Zum anderen scheint mit Proust -- der wie fast durchweg in Der Gefangenen ein alter Mann zu sein scheint -- auch hier über den Sinn nachzudenken, bis an sein Totenbett, an dem er einst das Wort FIN unter sein Manuskript setzen sollte, an der Vollendung seines Kunstwerkes zu arbeiten. Ist es die Religion, eine Art Glaube, die ihm hierzu die Kraft zu geben geholfen haben?
[Bergotte] was dead. Permanently dead? Who shall say? Certainly our experiments in spiritualism prove no more than the dogmas of religion that the soul survives death. All that we can say is that everything is arranged in this life as though we entered it carrying the burden of obligations contracted in a former life; there is no reason inherent in the conditions of life on this earth that can make us consider ourselves obliged to do good, to be fastidious, to be polite even, nor make the talented artist consider himself obliged to begin over again a score of times a piece of work the admiration aroused by which will matter little to his body devoured by worms. [...] All these obligations which have not their sanction in our present life seem to belong to a different world, founded upon kindness, scrupulosity, self-sacrifice. [...] So that the idea that Bergotte was not wholly and permanently dead is by no means improbable.
-- The Captive

Poor chap Bergotte - as it behoves an artist to die he was carried off while visiting an exhibition, shortly after entering the stage of the Recherche again after a long absence. The thoughts about his death Proust drops here seem to be interesting in many ways.

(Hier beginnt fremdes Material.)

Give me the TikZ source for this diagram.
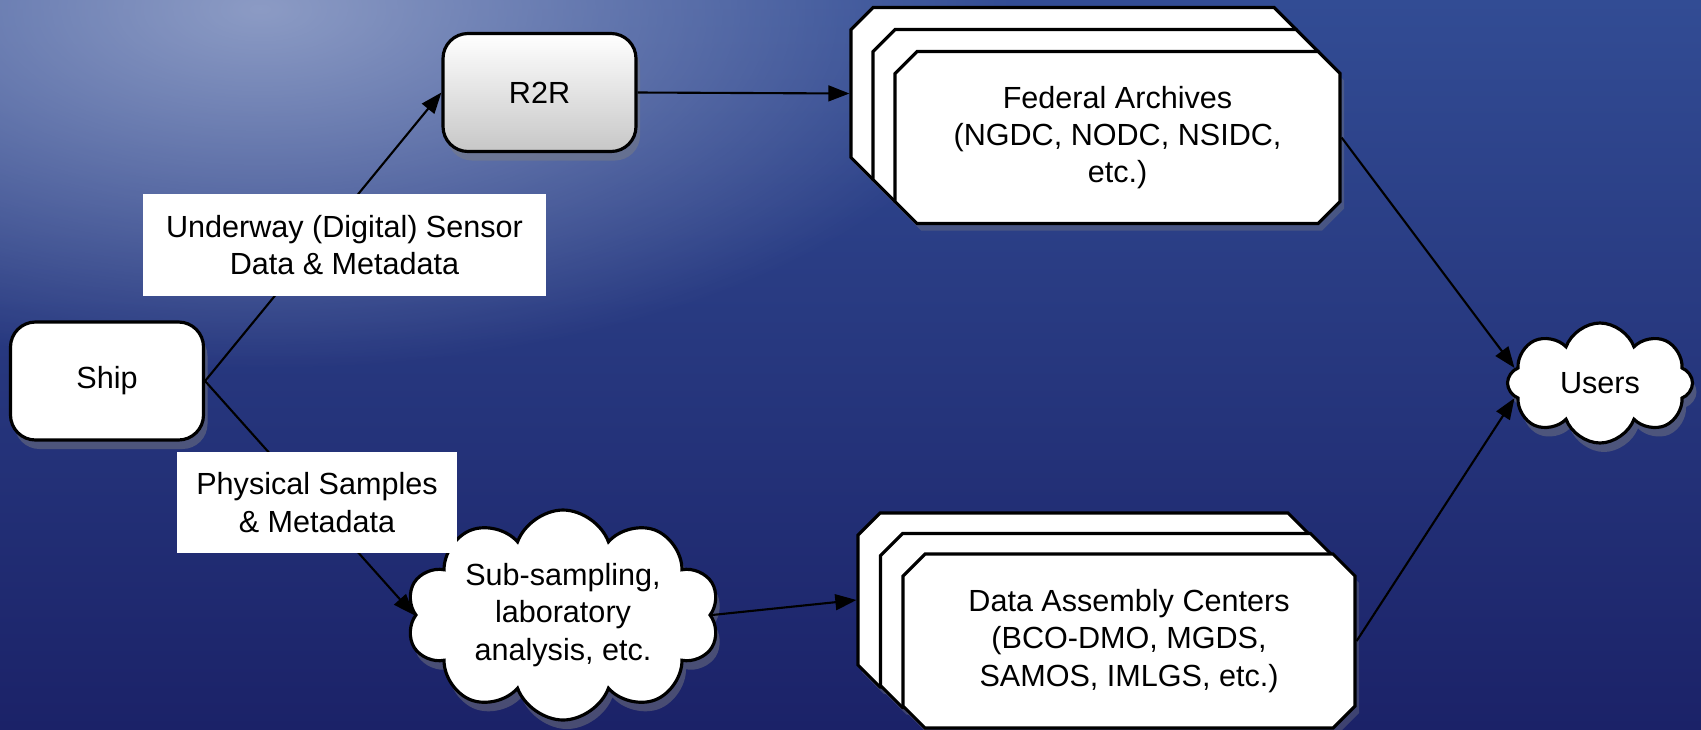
\documentclass[tikz,border=0pt]{standalone}
\usepackage{fontspec}
\setmainfont{Liberation Sans}
\usetikzlibrary{shapes,arrows.meta,positioning,shadows,fadings}

\definecolor{seadeep}{RGB}{27,34,104}
\definecolor{seamid}{RGB}{50,76,148}
\definecolor{seafoam}{RGB}{150,164,202}
\tikzfading[name=glowspot, inner color=transparent!0, outer color=transparent!100]

\begin{document}
\begin{tikzpicture}[auto, font=\fontsize{8.7}{10.6}\selectfont]
\tikzset{
    %Define standard arrow tip
    >={Triangle[length=6pt,width=4.5pt]},
    %Define style for rounded boxes
    unit/.style={
           rectangle,
           rounded corners=2.5mm,
           draw=black, line width=0.9pt,
           fill=white,
           minimum width=1.93cm,
           minimum height=1.18cm,
           drop shadow={opacity=0.45, shadow xshift=0.4mm, shadow yshift=-0.9mm},
           text centered},
    %Define style for clouds
    puff/.style={
           cloud, cloud puffs=9, cloud puff arc=140,
           cloud ignores aspect,
           draw=black, line width=0.9pt,
           fill=white, inner sep=0pt,
           drop shadow={opacity=0.45, shadow xshift=0.4mm, shadow yshift=-0.9mm},
           align=center},
    %Define style for stacked archive boxes
    archive/.style={
           chamfered rectangle,
           chamfered rectangle xsep=1.1mm,
           chamfered rectangle ysep=1.1mm,
           draw=black, line width=0.9pt,
           fill=white,
           minimum width=4.45cm,
           minimum height=1.72cm,
           drop shadow={opacity=0.35, shadow xshift=0.4mm, shadow yshift=-0.7mm},
           align=center},
    % Define style for labels on the arrows
    tag/.style={
           fill=white,
           inner sep=0pt,
           align=center},
    % Define arrow style
    flow/.style={
           ->,
           line width=0.6pt}
}
 \useasboundingbox (0,0) rectangle (17.01,7.29);
 % sea in the background
 \begin{scope}
   \clip (0,0) rectangle (17.01,7.29);
   \shade[top color=seamid, bottom color=seadeep] (0,0) rectangle (17.01,7.29);
   \fill[seafoam, path fading=glowspot, fill opacity=0.9] (2.6,7.2) ellipse (7.5 and 3.6);
 \end{scope}

 %nodes
 \node[unit] (ship) at (1.07,3.48) {Ship};
 \node[unit, top color=white, bottom color=black!22] (r2r) at (5.395,6.365) {R2R};
 \node[puff, cloud puffs=10, minimum width=3.13cm, minimum height=2.1cm] (lab) at (5.63,1.14)
   {Sub-sampling,\\laboratory\\analysis, etc.};
 \node[puff, cloud puffs=8, minimum width=1.85cm, minimum height=1.2cm] (users) at (16.0,3.46) {Users};

 % three sheets for the federal archives
 \node[archive] (fed3) at (10.735,6.355) {};
 \node[archive] (fed2) at ([shift={(0.22,-0.22)}]fed3) {};
 \node[archive] (fed) at ([shift={(0.22,-0.22)}]fed2)
   {Federal Archives\\(NGDC, NODC, NSIDC,\\etc.)};
 % and three for the data assembly centers
 \node[archive, minimum width=4.52cm, minimum height=1.74cm] (dac3) at (10.84,1.29) {};
 \node[archive, minimum width=4.52cm, minimum height=1.74cm] (dac2) at ([shift={(0.225,-0.205)}]dac3) {};
 \node[archive, minimum width=4.52cm, minimum height=1.74cm] (dac) at ([shift={(0.225,-0.205)}]dac2)
   {Data Assembly Centers\\(BCO-DMO, MGDS,\\SAMOS, IMLGS, etc.)};

 %arrows
 \draw[flow] (ship.east) -- (r2r.west);
 \draw[flow] (ship.east) -- (lab.west);
 \draw[flow] (r2r.east) -- (fed3.west);
 \draw[flow] (lab.east) -- (dac3.west);
 \draw[flow] (fed.east) -- (users.170);
 \draw[flow] (dac.east) -- (users.190);

 % labels sit on top of the arrows
 \node[tag, minimum width=4.03cm, minimum height=1.02cm] (digital) at (3.445,4.84)
   {Underway (Digital) Sensor\\Data \& Metadata};
 \node[tag, minimum width=2.8cm, minimum height=1.01cm] (samples) at (3.17,2.265)
   {Physical Samples\\\& Metadata};
\end{tikzpicture}
\end{document}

For one thing, the line of argumentation proposing the existence of a kind of kingdom-come or a higher level of existence Proust mentions here is known since Kant's argumentation (which he, if I recall it correctly, puts forward in one of his earlier works only to refutes it himself later) for the necessity of a kind of authourity outside life on this earth to give reasons for e.g. moral and is in itself an interesting line of thought indeed.

For the other, it is Proust -- seemingly as an old man as nearly throughout The Captive -- reflecting on the sense of working on the perfection of his masterpiece up to his deathbed in which he is to write the last word FIN under the manuscript. Is it religion, a kind of belief, that helped giving him the strength to do so?

Janus II

Jedes geliebte Wesen und in gewissem Ausmaße sogar jedes Wesen überhaupt ist für uns wie ein Januskopf, das heißt, es zeigt uns, wenn es uns verlässt, die uns wohlgefällige Seite, eine mißliebigere jedoch, solange wir es ständig zu unserer Verfügung wissen.
 -- Die Gefangene, Bd. 8, S. 2991

Wie ich in einem früheren Eintrag, verwendet hier auch Proust das antike Bild des Janus für die ambivalente Natur der menschlichen Persönlichkeit -- oder besser ihrer Wirkung auf uns.

Eine weitere Facette der Proust'schen Kritik am Begriff der Person ist dies, die zudem eine Verbindung zum in der Gefangenen allgegenwärtigen Eifersuchtsmotiv schafft.

Nach einer verhältnismäßig langen "Durststrecke" beginnt etwa hier wieder eine Folge von interessanten, oft philosophischen Betrachtungen, die Stoff für weitere Blog-Einträge bieten mögen.
Every person whom we love, indeed to a certain extent every person is to us like Janus, presenting to us the face that we like if that person leaves us, the repellent face if we know him or her to be perpetually at our disposal.
 -- The Captive

Like I did in a previous entry, Proust here uses the ancient imagery of Janus for the ambivalent nature of human personality -- or better its effect on us.

This is yet another facet of Prousts critical view of the concept of the individuum, also making the connection to a motive omnipresent in The Captive: jealousy.

After a "tough ride" over the last pages, at about this point Proust again begins to make a series of interesting, often philosophical, reflections, some of which may lead to further blog posts.